WRITTEN EXERCISE
Your task is to gather the lines below that hold the string "React".

DATA SHOWN
** Begin **
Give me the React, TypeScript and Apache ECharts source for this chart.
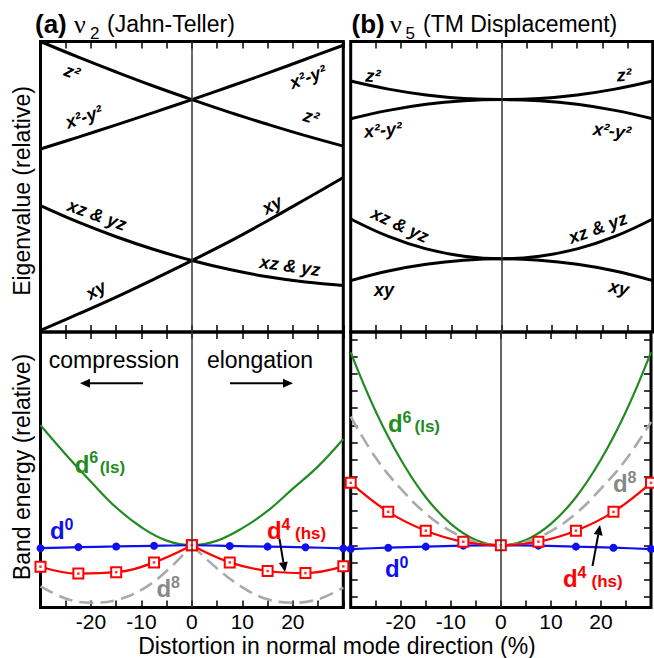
import React, { useEffect, useRef } from 'react';
import * as echarts from 'echarts';

const FONT = '"Liberation Sans", Arial, Helvetica, sans-serif';
const SERIF = '"Liberation Serif", "Times New Roman", serif';

// ---- x positions ----
const X_MARK = [-30, -22.5, -15, -7.5, 0, 7.5, 15, 22.5, 30];
const X_FINE = [-30, -25, -20, -15, -10, -5, 0, 5, 10, 15, 20, 25, 30];
const X_TICKS = [-20, -10, 0, 10, 20];
const X_TICK_LABELS = ['-20', '-10', '0', '10', '20'];

// ---- panel (a) top: eigenvalues (relative, 0..100) ----
const A_Z2 = [100, 94.6, 89.5, 84.6, 80, 75.6, 71.5, 67.6, 64.0];
const A_X2Y2 = [63.0, 67.1, 71.3, 75.6, 80, 84.5, 89.1, 93.9, 98.7];
const A_XZYZ = [43.5, 37.8, 32.8, 28.4, 24.6, 21.5, 19.0, 17.2, 16.0];
const A_XY = [0.6, 6.2, 12.0, 18.2, 24.6, 31.2, 38.3, 45.7, 53.2];

// ---- panel (b) top ----
const B_Z2 = [86.4, 83.6, 81.6, 80.4, 80, 80.4, 81.6, 83.6, 86.4];
const B_X2Y2 = [73.4, 76.3, 78.4, 79.6, 80, 79.6, 78.4, 76.3, 73.4];
const B_XZYZ = [38.9, 32.9, 28.6, 26.1, 25.2, 26.1, 28.6, 32.9, 38.9];
const B_XY = [17.7, 21.0, 23.3, 24.7, 25.2, 24.7, 23.3, 21.0, 17.7];

// ---- panel (a) bottom: band energies ----
const A_D0 = [-0.17, -0.11, -0.07, -0.03, 0, -0.04, -0.08, -0.12, -0.18];
const A_D4 = [-1.25, -1.65, -1.57, -1.0, 0, -1.0, -1.5, -1.62, -1.23];
const A_D6 = [7.0, 5.3, 3.7, 2.2, 1.05, 0.27, 0, 0.27, 1.0, 2.0, 3.3, 4.6, 6.2];
const A_D8 = [-2.4, -3.1, -3.35, -3.2, -2.6, -1.5, 0, -1.35, -2.45, -3.15, -3.35, -3.15, -2.47];

// ---- panel (b) bottom ----
const B_D0 = [-0.22, -0.14, -0.08, -0.02, 0, -0.02, -0.08, -0.14, -0.22];
const B_D4 = [3.64, 1.95, 0.85, 0.21, 0, 0.21, 0.85, 1.95, 3.64];
const B_D6 = [11.25, 7.8, 5.0, 2.8, 1.25, 0.31, 0, 0.31, 1.25, 2.8, 5.0, 7.8, 11.25];
const B_D8 = [7.5, 5.1, 3.3, 1.85, 0.82, 0.2, 0, 0.2, 0.82, 1.85, 3.3, 5.0, 7.2];

const TOP_MIN = 0;
const TOP_MAX = 100;
const BOT_MIN = -3.63;
const BOT_MAX = 12.44;
const BOT_TICKS = [-3, -2, -1, 0, 1, 2, 3, 4, 5, 6, 7, 8, 9, 10, 11, 12];

const GREEN = '#228B22';
const BLUE = '#1010ee';
const RED = '#ff0000';
const GRAY = '#aaaaaa';
const GRAY_TXT = '#888888';

function pairs(xs: number[], ys: number[]) {
  return xs.map((x, i) => [x, ys[i]]);
}

const CENTER_LINE = {
  silent: true,
  symbol: ['none', 'none'],
  label: { show: false },
  lineStyle: { color: '#333', width: 1.5, type: 'solid' },
  data: [{ xAxis: 0 }],
  animation: false,
};

function xAx(gridIndex: number, position: string, labels: boolean) {
  return {
    type: 'value',
    gridIndex,
    position,
    min: -30,
    max: 30,
    interval: 5,
    axisLine: { show: false, onZero: false },
    splitLine: { show: false },
    axisTick: { show: true, inside: true, length: 7, lineStyle: { color: '#000', width: 1.5 } },
    axisLabel: labels
      ? {
          show: true,
          margin: 3,
          color: '#000',
          fontSize: 21,
          lineHeight: 21,
          fontFamily: FONT,
          formatter: (v: number) => {
            const i = X_TICKS.indexOf(Math.round(v));
            return i >= 0 ? X_TICK_LABELS[i] : '';
          },
        }
      : { show: false },
  };
}

function blackLine(xi: number, yi: number, ys: number[], withCenter = false) {
  const s: any = {
    type: 'line',
    xAxisIndex: xi,
    yAxisIndex: yi,
    data: pairs(X_MARK, ys),
    smooth: 0.4,
    symbol: 'none',
    clip: false,
    lineStyle: { color: '#000', width: 3 },
  };
  if (withCenter) s.markLine = CENTER_LINE;
  return s;
}

function txt(x: number, y: number, text: string, o: any = {}) {
  return {
    type: 'text',
    x,
    y,
    rotation: ((o.rot || 0) * Math.PI) / 180,
    silent: true,
    z: 100,
    style: {
      text,
      fill: o.color || '#000',
      fontFamily: o.family || FONT,
      fontSize: o.size || 18,
      fontWeight: o.weight || 'normal',
      fontStyle: o.style || 'normal',
      align: o.align || 'left',
      verticalAlign: 'middle',
    },
  };
}

function lbl(x: number, y: number, text: string, rot: number) {
  return txt(x, y, text, { size: 18, weight: 'bold', style: 'italic', align: 'center', rot });
}

function arrow(x1: number, y1: number, x2: number, y2: number) {
  const dx = x2 - x1;
  const dy = y2 - y1;
  const len = Math.sqrt(dx * dx + dy * dy);
  const ux = dx / len;
  const uy = dy / len;
  const hl = 10;
  const hw = 4.5;
  const bx = x2 - ux * hl;
  const by = y2 - uy * hl;
  return [
    {
      type: 'line',
      silent: true,
      z: 100,
      shape: { x1, y1, x2: bx, y2: by },
      style: { stroke: '#000', lineWidth: 2 },
    },
    {
      type: 'polygon',
      silent: true,
      z: 100,
      shape: {
        points: [
          [x2, y2],
          [bx - uy * hw, by + ux * hw],
          [bx + uy * hw, by - ux * hw],
        ],
      },
      style: { fill: '#000' },
    },
  ];
}

function dLabel(x: number, base: number, sup: string, tail: string, color: string, tailX: number) {
  const out: any[] = [
    txt(x, base - 8, 'd', { size: 24, weight: 'bold', color }),
    txt(x + 14.5, base - 14.5, sup, { size: 16, weight: 'bold', color }),
  ];
  if (tail) out.push(txt(tailX, base - 5, tail, { size: 17, weight: 'bold', color }));
  return out;
}

function buildOption() {
  const gridStyle = { show: true, borderColor: '#000', borderWidth: 3, backgroundColor: 'transparent' };
  const grids = [
    { left: 40.5, top: 41.5, width: 302.8, height: 290.5, ...gridStyle },
    { left: 350.7, top: 41.5, width: 302, height: 290.5, ...gridStyle },
    { left: 40.5, top: 332, width: 302.8, height: 275.5, ...gridStyle },
    { left: 350.7, top: 332, width: 302, height: 275.5, ...gridStyle },
  ];
  const xAxes = [
    xAx(0, 'bottom', false),
    xAx(0, 'top', false),
    xAx(1, 'bottom', false),
    xAx(1, 'top', false),
    xAx(2, 'bottom', true),
    xAx(2, 'top', false),
    xAx(3, 'bottom', true),
    xAx(3, 'top', false),
  ];
  const yTick = {
    show: true,
    inside: true,
    length: 7,
    customValues: BOT_TICKS,
    lineStyle: { color: '#000', width: 1.5 },
  };
  const yAxes = [
    { type: 'value', gridIndex: 0, min: TOP_MIN, max: TOP_MAX, show: false, axisLine: { onZero: false } },
    { type: 'value', gridIndex: 1, min: TOP_MIN, max: TOP_MAX, show: false, axisLine: { onZero: false } },
    { type: 'value', gridIndex: 2, min: BOT_MIN, max: BOT_MAX, show: false, axisLine: { onZero: false } },
    {
      type: 'value', gridIndex: 3, position: 'left', min: BOT_MIN, max: BOT_MAX,
      axisLine: { show: false, onZero: false }, splitLine: { show: false }, axisLabel: { show: false }, axisTick: yTick,
    },
    {
      type: 'value', gridIndex: 3, position: 'right', min: BOT_MIN, max: BOT_MAX,
      axisLine: { show: false, onZero: false }, splitLine: { show: false }, axisLabel: { show: false }, axisTick: yTick,
    },
  ];

  const fineLine = (xi: number, yi: number, xs: number[], ys: number[], color: string, width: number, dashed: boolean) => ({
    type: 'line',
    xAxisIndex: xi,
    yAxisIndex: yi,
    data: pairs(xs, ys),
    smooth: 0.4,
    symbol: 'none',
    clip: false,
    lineStyle: { color, width, type: dashed ? [14, 7] : 'solid' },
  });
  const blueLine = (xi: number, yi: number, ys: number[]) => ({
    type: 'line',
    xAxisIndex: xi,
    yAxisIndex: yi,
    data: pairs(X_MARK, ys),
    smooth: 0.3,
    symbol: 'circle',
    symbolSize: 8,
    clip: false,
    itemStyle: { color: BLUE },
    lineStyle: { color: BLUE, width: 2.2 },
  });
  const redLine = (xi: number, yi: number, xs: number[], ys: number[]) => ({
    type: 'line',
    xAxisIndex: xi,
    yAxisIndex: yi,
    data: pairs(xs, ys),
    smooth: 0.4,
    symbol: 'rect',
    symbolSize: 10,
    clip: false,
    itemStyle: { color: '#ffffff', borderColor: RED, borderWidth: 2 },
    lineStyle: { color: RED, width: 2.2 },
  });
  const redDots = (xi: number, yi: number, ys: number[]) => ({
    type: 'scatter',
    xAxisIndex: xi,
    yAxisIndex: yi,
    data: pairs(X_MARK, ys),
    symbol: 'rect',
    symbolSize: 2.5,
    clip: false,
    itemStyle: { color: RED },
    z: 5,
  });

  const series: any[] = [
    // (a) top
    blackLine(0, 0, A_Z2, true),
    blackLine(0, 0, A_X2Y2),
    blackLine(0, 0, A_XZYZ),
    blackLine(0, 0, A_XY),
    // (b) top
    blackLine(2, 1, B_Z2, true),
    blackLine(2, 1, B_X2Y2),
    blackLine(2, 1, B_XZYZ),
    blackLine(2, 1, B_XY),
    // (a) bottom
    { ...fineLine(4, 2, X_FINE, A_D6, GREEN, 2.2, false), markLine: CENTER_LINE },
    fineLine(4, 2, X_FINE.slice(0, 7), A_D8.slice(0, 7), GRAY, 2.6, true),
    fineLine(4, 2, X_FINE.slice(6), A_D8.slice(6), GRAY, 2.6, true),
    blueLine(4, 2, A_D0),
    redLine(4, 2, X_MARK.slice(0, 5), A_D4.slice(0, 5)),
    redLine(4, 2, X_MARK.slice(4), A_D4.slice(4)),
    redDots(4, 2, A_D4),
    // (b) bottom
    { ...fineLine(6, 3, X_FINE, B_D6, GREEN, 2.2, false), markLine: CENTER_LINE },
    fineLine(6, 3, X_FINE, B_D8, GRAY, 2.6, true),
    blueLine(6, 3, B_D0),
    redLine(6, 3, X_MARK, B_D4),
    redDots(6, 3, B_D4),
  ];

  const graphic: any[] = [
    // titles
    txt(35, 24, '(a)', { size: 26, weight: 'bold' }),
    txt(74, 24, 'ν', { size: 26, family: SERIF }),
    txt(90, 33.5, '2', { size: 17 }),
    txt(107, 24, '(Jahn-Teller)', { size: 23 }),
    txt(351.5, 24, '(b)', { size: 26, weight: 'bold' }),
    txt(390, 24, 'ν', { size: 26, family: SERIF }),
    txt(405.5, 33.5, '5', { size: 17 }),
    txt(423, 24, '(TM Displacement)', { size: 23 }),
    // axis titles
    txt(22, 191, 'Eigenvalue (relative)', { size: 23, align: 'center', rot: 90 }),
    txt(22, 467, 'Band energy (relative)', { size: 23, align: 'center', rot: 90 }),
    txt(337, 645.5, 'Distortion in normal mode direction (%)', { size: 23, align: 'center' }),
    // (a) top orbital labels
    lbl(72, 72, 'z²', -21),
    lbl(84, 117, 'x²-y²', 19),
    lbl(308, 77, 'x²-y²', 20),
    lbl(311, 117, 'z²', -17),
    lbl(97, 215, 'xz & yz', -20),
    lbl(272, 205, 'xy', 29),
    lbl(290, 266, 'xz & yz', -8),
    lbl(96, 290, 'xy', 30),
    // (b) top orbital labels
    lbl(373, 76, 'z²', -4),
    lbl(624, 75, 'z²', 4),
    lbl(383, 130, 'x²-y²', 5),
    lbl(612, 131, 'x²-y²', -7),
    lbl(400, 225, 'xz & yz', -25),
    lbl(598, 228, 'xz & yz', 20),
    lbl(384, 290, 'xy', 0),
    lbl(619, 288, 'xy', -12),
    // (a) bottom texts
    txt(114, 360, 'compression', { size: 23, align: 'center' }),
    txt(260, 360, 'elongation', { size: 23, align: 'center' }),
    ...arrow(143, 383.3, 80, 383.3),
    ...arrow(230, 383.3, 293, 383.3),
    ...dLabel(74.7, 472, '6', '(ls)', GREEN, 99.7),
    ...dLabel(50, 538.5, '0', '', BLUE, 0),
    ...dLabel(267, 538.5, '4', '(hs)', RED, 295),
    ...dLabel(156.5, 596.7, '8', '', GRAY_TXT, 0),
    ...arrow(279.5, 539, 285, 572),
    // (b) bottom texts
    ...dLabel(388, 431.5, '6', '(ls)', GREEN, 414.5),
    ...dLabel(613, 491.7, '8', '', GRAY_TXT, 0),
    ...dLabel(385, 576.7, '0', '', BLUE, 0),
    ...dLabel(563, 586.7, '4', '(hs)', RED, 591.5),
    ...arrow(592.5, 566, 600, 525),
  ];

  return {
    animation: false,
    backgroundColor: '#ffffff',
    grid: grids,
    xAxis: xAxes,
    yAxis: yAxes,
    series,
    graphic,
  };
}

export default function App() {
  const ref = useRef<HTMLDivElement>(null);
  useEffect(() => {
    if (!ref.current) return;
    const chart = echarts.init(ref.current, null, { renderer: 'svg' });
    chart.setOption(buildOption() as any);
    return () => chart.dispose();
  }, []);
  return (
    <div
      ref={ref}
      style={{ position: 'absolute', left: 0, top: 0, width: 654, height: 658, background: '#fff' }}
    />
  );
}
** End **
RESPONSE
Give me the React, TypeScript and Apache ECharts source for this chart.
import React, { useEffect, useRef } from 'react';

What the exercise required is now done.